Equilibrium states for non-uniformly expanding maps: decay of correlations and strong stability

TL;DR

This paper investigates the decay of correlations and stability of equilibrium states in non-uniformly expanding maps, establishing spectral gaps and exponential decay without Markov assumptions, and analyzing stability under perturbations.

Contribution

It provides new results on spectral gaps, decay rates, and stability of equilibrium states for a broad class of non-uniformly expanding maps without Markov assumptions.

Findings

Spectral gap for Ruelle-Perron-Frobenius operator on Hölder spaces.

Exponential decay of correlations and proof of the central limit theorem.
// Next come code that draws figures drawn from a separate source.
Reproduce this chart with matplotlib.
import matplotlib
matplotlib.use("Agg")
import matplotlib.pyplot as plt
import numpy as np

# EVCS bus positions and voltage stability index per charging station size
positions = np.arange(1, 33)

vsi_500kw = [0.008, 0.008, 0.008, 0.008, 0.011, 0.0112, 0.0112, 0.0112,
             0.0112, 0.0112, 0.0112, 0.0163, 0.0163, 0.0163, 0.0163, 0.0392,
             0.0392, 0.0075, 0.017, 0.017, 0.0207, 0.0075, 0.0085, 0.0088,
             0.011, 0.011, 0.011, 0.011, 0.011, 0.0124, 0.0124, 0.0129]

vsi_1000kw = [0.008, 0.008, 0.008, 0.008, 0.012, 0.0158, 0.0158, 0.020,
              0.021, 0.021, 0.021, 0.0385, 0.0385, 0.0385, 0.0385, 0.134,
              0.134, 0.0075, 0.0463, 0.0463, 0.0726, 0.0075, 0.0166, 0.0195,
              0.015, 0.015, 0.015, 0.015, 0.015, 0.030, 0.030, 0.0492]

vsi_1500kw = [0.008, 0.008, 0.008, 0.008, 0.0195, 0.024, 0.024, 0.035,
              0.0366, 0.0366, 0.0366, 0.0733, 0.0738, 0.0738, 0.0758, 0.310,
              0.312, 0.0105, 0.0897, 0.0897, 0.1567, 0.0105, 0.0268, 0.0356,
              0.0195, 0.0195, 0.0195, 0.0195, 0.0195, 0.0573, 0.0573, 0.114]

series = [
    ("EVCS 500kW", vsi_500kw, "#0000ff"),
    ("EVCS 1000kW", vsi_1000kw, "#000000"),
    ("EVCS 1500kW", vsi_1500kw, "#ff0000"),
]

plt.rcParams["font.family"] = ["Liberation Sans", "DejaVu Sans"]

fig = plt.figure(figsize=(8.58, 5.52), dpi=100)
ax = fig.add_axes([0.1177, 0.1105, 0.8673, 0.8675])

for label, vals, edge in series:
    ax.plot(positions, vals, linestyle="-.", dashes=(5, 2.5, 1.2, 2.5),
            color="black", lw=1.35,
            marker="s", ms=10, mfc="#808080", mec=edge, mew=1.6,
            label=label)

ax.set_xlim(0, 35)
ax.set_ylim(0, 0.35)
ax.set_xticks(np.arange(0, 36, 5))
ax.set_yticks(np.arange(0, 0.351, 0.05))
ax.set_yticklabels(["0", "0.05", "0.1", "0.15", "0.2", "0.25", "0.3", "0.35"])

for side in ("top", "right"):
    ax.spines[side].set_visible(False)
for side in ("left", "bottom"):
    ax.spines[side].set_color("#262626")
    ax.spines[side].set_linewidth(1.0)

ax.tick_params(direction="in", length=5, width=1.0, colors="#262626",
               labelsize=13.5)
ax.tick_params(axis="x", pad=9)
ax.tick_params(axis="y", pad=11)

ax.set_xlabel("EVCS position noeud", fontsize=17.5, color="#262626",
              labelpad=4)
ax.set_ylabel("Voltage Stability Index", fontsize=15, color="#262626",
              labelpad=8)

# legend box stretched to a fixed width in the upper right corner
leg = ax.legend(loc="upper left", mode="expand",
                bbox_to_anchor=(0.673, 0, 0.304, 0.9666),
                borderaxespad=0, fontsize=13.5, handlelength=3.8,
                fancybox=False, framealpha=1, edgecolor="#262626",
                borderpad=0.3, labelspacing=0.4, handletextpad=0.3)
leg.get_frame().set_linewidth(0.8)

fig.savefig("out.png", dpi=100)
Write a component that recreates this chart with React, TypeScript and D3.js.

Strong stability of equilibrium states under deterministic and random perturbations.

Abstract

We study the rate of decay of correlations for equilibrium states associated to a robust class of non-uniformly expanding maps where no Markov assumption is required. We show that the Ruelle-Perron-Frobenius operator acting on the space of Holder continuous observables has a spectral gap and deduce the exponential decay of correlations and the central limit theorem. In particular, we obtain an alternative proof for the existence and uniqueness of the equilibrium states and we prove that the topological pressure varies continuously. Finally, we use the spectral properties of the transfer operators in space of differentiable observables to obtain strong stability results under deterministic and random perturbations.